Her husband — a terrific catcher in his day and the most important influence on his son's development at that position — was in full agreement.
"I've been around a lot of really good players," Randy Rutschman said. "Adley is one of the most determined human beings I've ever been around. If he decides he's going to do something, and commits to it, it happens."
Randy Rutschman paid tribute to the OSU coaches who worked with Adley — Casey, Yeskie, Pat Bailey, Andy Jenkins.
"He was a good fit for the Oregon State program, and he had good people who knew how to channel him in the right direction," Randy said. "Once he was heading here, he was the perfect one to learn under Casey/Bailey/Yeskie/Jenkins. He was all there."
What remains to be seen is how Rutschman will fit among the great major leaguers to come out of the state of Oregon.
Corvallis' Dave Roberts was the No. 1 overall pick by San Diego out of the University of Oregon in 1972, but had a so-so 11-year big-league career as a utility player.
Wilson High grad Dale Murphy, the No. 5 pick by Atlanta in the 1974 draft, was a two-time National League MVP who hit 398 career homers.
In 1942, the Nos. 1 and 3 vote-getters for American League MVP were from Portland. The winner was Joe Gordon of the New York Yankees and Jefferson High; rookie Johnny Pesky of the Boston Red Sox and Lincoln High was third.

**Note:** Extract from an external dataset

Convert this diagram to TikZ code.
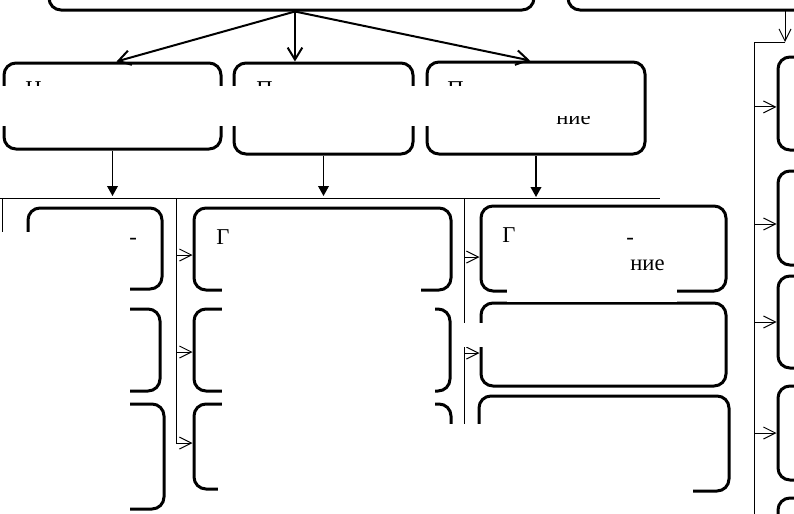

Another Lincoln grad, pitcher Mickey Lolich, won 217 big-league games and won three in the 1968 World Series for the Detroit Tigers.
In 2011, Madras native Jacoby Ellsbury had a season for the ages. The ex-Oregon State outfielder won a Gold Glove and was runner-up for the AL MVP with the Red Sox, hitting .321 with 46 doubles, 32 homers, 119 runs, 105 RBIs and 39 stolen bases. Ellsbury has had a distinguished 11-year career.
Rutschman will have a chance to place his name alongside those greats in Oregon sporting lore. He has put himself in position to do that with his contributions at Oregon State.
Said Rutschman: " 'Case' had a saying: 'Make sure when you hang up that jersey for the last time, people remember who you are.'"
Beaver Nation remembers, Adley. You've given them something they won't soon forget. That's what greatness is about.